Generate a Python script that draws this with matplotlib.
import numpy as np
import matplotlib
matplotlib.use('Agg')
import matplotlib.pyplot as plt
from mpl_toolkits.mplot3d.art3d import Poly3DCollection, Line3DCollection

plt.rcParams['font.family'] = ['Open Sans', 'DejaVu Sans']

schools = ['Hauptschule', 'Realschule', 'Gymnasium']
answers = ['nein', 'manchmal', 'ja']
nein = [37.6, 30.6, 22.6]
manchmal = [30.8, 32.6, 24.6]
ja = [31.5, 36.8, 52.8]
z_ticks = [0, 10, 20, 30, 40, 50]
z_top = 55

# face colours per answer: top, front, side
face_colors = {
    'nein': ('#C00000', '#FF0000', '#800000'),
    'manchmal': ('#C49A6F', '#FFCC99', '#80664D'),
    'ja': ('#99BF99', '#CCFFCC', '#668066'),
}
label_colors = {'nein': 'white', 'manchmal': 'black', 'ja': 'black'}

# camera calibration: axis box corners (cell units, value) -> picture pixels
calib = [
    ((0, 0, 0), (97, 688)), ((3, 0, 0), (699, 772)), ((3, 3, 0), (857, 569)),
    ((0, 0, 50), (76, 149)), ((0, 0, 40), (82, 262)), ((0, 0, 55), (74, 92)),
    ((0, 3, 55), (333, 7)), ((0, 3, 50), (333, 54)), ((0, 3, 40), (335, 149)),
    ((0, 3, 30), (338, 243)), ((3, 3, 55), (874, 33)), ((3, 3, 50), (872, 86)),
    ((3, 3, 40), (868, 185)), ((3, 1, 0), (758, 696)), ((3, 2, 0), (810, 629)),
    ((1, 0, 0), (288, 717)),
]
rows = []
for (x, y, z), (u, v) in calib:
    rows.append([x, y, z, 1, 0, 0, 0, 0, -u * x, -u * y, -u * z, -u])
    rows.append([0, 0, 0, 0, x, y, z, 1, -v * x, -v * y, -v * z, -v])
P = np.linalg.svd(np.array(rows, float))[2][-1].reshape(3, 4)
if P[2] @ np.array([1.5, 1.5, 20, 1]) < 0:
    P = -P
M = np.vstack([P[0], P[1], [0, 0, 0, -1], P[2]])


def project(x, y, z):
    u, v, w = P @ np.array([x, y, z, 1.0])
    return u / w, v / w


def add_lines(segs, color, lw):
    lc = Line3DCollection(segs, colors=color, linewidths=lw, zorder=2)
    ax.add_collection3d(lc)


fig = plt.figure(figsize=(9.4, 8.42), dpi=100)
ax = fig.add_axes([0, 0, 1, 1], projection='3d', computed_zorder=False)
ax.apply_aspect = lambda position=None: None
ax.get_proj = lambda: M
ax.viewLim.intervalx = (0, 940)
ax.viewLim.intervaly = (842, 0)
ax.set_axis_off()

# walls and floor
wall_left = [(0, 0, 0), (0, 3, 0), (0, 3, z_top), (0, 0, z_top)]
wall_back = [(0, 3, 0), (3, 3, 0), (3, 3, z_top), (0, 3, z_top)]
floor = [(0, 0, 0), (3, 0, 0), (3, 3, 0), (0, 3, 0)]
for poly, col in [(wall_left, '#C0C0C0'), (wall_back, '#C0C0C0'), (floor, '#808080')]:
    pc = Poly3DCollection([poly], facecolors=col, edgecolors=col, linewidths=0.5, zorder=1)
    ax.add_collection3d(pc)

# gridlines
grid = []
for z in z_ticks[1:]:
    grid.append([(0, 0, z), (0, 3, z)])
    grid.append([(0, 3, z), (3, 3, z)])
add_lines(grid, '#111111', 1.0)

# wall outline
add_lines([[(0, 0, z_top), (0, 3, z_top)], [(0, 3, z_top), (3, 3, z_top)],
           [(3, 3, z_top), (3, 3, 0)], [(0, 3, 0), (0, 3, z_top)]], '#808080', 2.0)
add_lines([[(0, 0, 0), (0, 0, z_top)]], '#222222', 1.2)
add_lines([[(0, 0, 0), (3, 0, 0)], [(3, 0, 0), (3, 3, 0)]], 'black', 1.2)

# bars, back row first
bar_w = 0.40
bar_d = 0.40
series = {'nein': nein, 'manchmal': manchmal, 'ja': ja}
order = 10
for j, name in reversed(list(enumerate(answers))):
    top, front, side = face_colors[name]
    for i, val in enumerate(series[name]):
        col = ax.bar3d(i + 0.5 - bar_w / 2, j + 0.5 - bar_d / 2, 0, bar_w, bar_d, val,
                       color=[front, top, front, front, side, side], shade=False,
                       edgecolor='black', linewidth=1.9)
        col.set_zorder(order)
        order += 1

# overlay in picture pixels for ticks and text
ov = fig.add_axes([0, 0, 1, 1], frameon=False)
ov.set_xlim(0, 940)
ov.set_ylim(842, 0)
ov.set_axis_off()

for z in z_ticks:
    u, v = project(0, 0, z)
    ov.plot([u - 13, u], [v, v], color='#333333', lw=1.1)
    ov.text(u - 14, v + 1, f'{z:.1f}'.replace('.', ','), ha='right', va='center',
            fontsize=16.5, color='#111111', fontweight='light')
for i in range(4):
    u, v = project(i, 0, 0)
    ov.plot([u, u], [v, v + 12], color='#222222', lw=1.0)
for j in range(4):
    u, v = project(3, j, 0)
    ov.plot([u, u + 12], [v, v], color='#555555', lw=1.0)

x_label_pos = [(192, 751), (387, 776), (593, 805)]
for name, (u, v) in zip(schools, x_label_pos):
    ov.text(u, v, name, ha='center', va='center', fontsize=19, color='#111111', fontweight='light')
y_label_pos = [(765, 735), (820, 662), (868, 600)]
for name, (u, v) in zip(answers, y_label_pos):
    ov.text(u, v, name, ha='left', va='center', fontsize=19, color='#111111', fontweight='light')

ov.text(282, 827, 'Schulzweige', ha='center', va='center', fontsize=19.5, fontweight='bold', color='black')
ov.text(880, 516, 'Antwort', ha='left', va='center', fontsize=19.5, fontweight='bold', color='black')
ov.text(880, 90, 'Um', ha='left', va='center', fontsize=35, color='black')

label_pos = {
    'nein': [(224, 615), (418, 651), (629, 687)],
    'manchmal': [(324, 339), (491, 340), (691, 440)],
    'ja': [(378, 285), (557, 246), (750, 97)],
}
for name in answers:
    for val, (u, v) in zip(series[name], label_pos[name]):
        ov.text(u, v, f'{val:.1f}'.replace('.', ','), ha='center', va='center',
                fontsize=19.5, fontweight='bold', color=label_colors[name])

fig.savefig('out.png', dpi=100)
====
# Task details
Copy out the whole listing exactly.

# Solution for this exercise
Generate a Python script that draws this with matplotlib.
import numpy as np
import matplotlib
matplotlib.use('Agg')
import matplotlib.pyplot as plt
from mpl_toolkits.mplot3d.art3d import Poly3DCollection, Line3DCollection

plt.rcParams['font.family'] = ['Open Sans', 'DejaVu Sans']

schools = ['Hauptschule', 'Realschule', 'Gymnasium']
answers = ['nein', 'manchmal', 'ja']
nein = [37.6, 30.6, 22.6]
manchmal = [30.8, 32.6, 24.6]
ja = [31.5, 36.8, 52.8]
z_ticks = [0, 10, 20, 30, 40, 50]
z_top = 55

# face colours per answer: top, front, side
face_colors = {
    'nein': ('#C00000', '#FF0000', '#800000'),
    'manchmal': ('#C49A6F', '#FFCC99', '#80664D'),
    'ja': ('#99BF99', '#CCFFCC', '#668066'),
}
label_colors = {'nein': 'white', 'manchmal': 'black', 'ja': 'black'}

# camera calibration: axis box corners (cell units, value) -> picture pixels
calib = [
    ((0, 0, 0), (97, 688)), ((3, 0, 0), (699, 772)), ((3, 3, 0), (857, 569)),
    ((0, 0, 50), (76, 149)), ((0, 0, 40), (82, 262)), ((0, 0, 55), (74, 92)),
    ((0, 3, 55), (333, 7)), ((0, 3, 50), (333, 54)), ((0, 3, 40), (335, 149)),
    ((0, 3, 30), (338, 243)), ((3, 3, 55), (874, 33)), ((3, 3, 50), (872, 86)),
    ((3, 3, 40), (868, 185)), ((3, 1, 0), (758, 696)), ((3, 2, 0), (810, 629)),
    ((1, 0, 0), (288, 717)),
]
rows = []
for (x, y, z), (u, v) in calib:
    rows.append([x, y, z, 1, 0, 0, 0, 0, -u * x, -u * y, -u * z, -u])
    rows.append([0, 0, 0, 0, x, y, z, 1, -v * x, -v * y, -v * z, -v])
P = np.linalg.svd(np.array(rows, float))[2][-1].reshape(3, 4)
if P[2] @ np.array([1.5, 1.5, 20, 1]) < 0:
    P = -P
M = np.vstack([P[0], P[1], [0, 0, 0, -1], P[2]])


def project(x, y, z):
    u, v, w = P @ np.array([x, y, z, 1.0])
    return u / w, v / w


def add_lines(segs, color, lw):
    lc = Line3DCollection(segs, colors=color, linewidths=lw, zorder=2)
    ax.add_collection3d(lc)


fig = plt.figure(figsize=(9.4, 8.42), dpi=100)
ax = fig.add_axes([0, 0, 1, 1], projection='3d', computed_zorder=False)
ax.apply_aspect = lambda position=None: None
ax.get_proj = lambda: M
ax.viewLim.intervalx = (0, 940)
ax.viewLim.intervaly = (842, 0)
ax.set_axis_off()

# walls and floor
wall_left = [(0, 0, 0), (0, 3, 0), (0, 3, z_top), (0, 0, z_top)]
wall_back = [(0, 3, 0), (3, 3, 0), (3, 3, z_top), (0, 3, z_top)]
floor = [(0, 0, 0), (3, 0, 0), (3, 3, 0), (0, 3, 0)]
for poly, col in [(wall_left, '#C0C0C0'), (wall_back, '#C0C0C0'), (floor, '#808080')]:
    pc = Poly3DCollection([poly], facecolors=col, edgecolors=col, linewidths=0.5, zorder=1)
    ax.add_collection3d(pc)

# gridlines
grid = []
for z in z_ticks[1:]:
    grid.append([(0, 0, z), (0, 3, z)])
    grid.append([(0, 3, z), (3, 3, z)])
add_lines(grid, '#111111', 1.0)

# wall outline
add_lines([[(0, 0, z_top), (0, 3, z_top)], [(0, 3, z_top), (3, 3, z_top)],
           [(3, 3, z_top), (3, 3, 0)], [(0, 3, 0), (0, 3, z_top)]], '#808080', 2.0)
add_lines([[(0, 0, 0), (0, 0, z_top)]], '#222222', 1.2)
add_lines([[(0, 0, 0), (3, 0, 0)], [(3, 0, 0), (3, 3, 0)]], 'black', 1.2)

# bars, back row first
bar_w = 0.40
bar_d = 0.40
series = {'nein': nein, 'manchmal': manchmal, 'ja': ja}
order = 10
for j, name in reversed(list(enumerate(answers))):
    top, front, side = face_colors[name]
    for i, val in enumerate(series[name]):
        col = ax.bar3d(i + 0.5 - bar_w / 2, j + 0.5 - bar_d / 2, 0, bar_w, bar_d, val,
                       color=[front, top, front, front, side, side], shade=False,
                       edgecolor='black', linewidth=1.9)
        col.set_zorder(order)
        order += 1

# overlay in picture pixels for ticks and text
ov = fig.add_axes([0, 0, 1, 1], frameon=False)
ov.set_xlim(0, 940)
ov.set_ylim(842, 0)
ov.set_axis_off()

for z in z_ticks:
    u, v = project(0, 0, z)
    ov.plot([u - 13, u], [v, v], color='#333333', lw=1.1)
    ov.text(u - 14, v + 1, f'{z:.1f}'.replace('.', ','), ha='right', va='center',
            fontsize=16.5, color='#111111', fontweight='light')
for i in range(4):
    u, v = project(i, 0, 0)
    ov.plot([u, u], [v, v + 12], color='#222222', lw=1.0)
for j in range(4):
    u, v = project(3, j, 0)
    ov.plot([u, u + 12], [v, v], color='#555555', lw=1.0)

x_label_pos = [(192, 751), (387, 776), (593, 805)]
for name, (u, v) in zip(schools, x_label_pos):
    ov.text(u, v, name, ha='center', va='center', fontsize=19, color='#111111', fontweight='light')
y_label_pos = [(765, 735), (820, 662), (868, 600)]
for name, (u, v) in zip(answers, y_label_pos):
    ov.text(u, v, name, ha='left', va='center', fontsize=19, color='#111111', fontweight='light')

ov.text(282, 827, 'Schulzweige', ha='center', va='center', fontsize=19.5, fontweight='bold', color='black')
ov.text(880, 516, 'Antwort', ha='left', va='center', fontsize=19.5, fontweight='bold', color='black')
ov.text(880, 90, 'Um', ha='left', va='center', fontsize=35, color='black')

label_pos = {
    'nein': [(224, 615), (418, 651), (629, 687)],
    'manchmal': [(324, 339), (491, 340), (691, 440)],
    'ja': [(378, 285), (557, 246), (750, 97)],
}
for name in answers:
    for val, (u, v) in zip(series[name], label_pos[name]):
        ov.text(u, v, f'{val:.1f}'.replace('.', ','), ha='center', va='center',
                fontsize=19.5, fontweight='bold', color=label_colors[name])

fig.savefig('out.png', dpi=100)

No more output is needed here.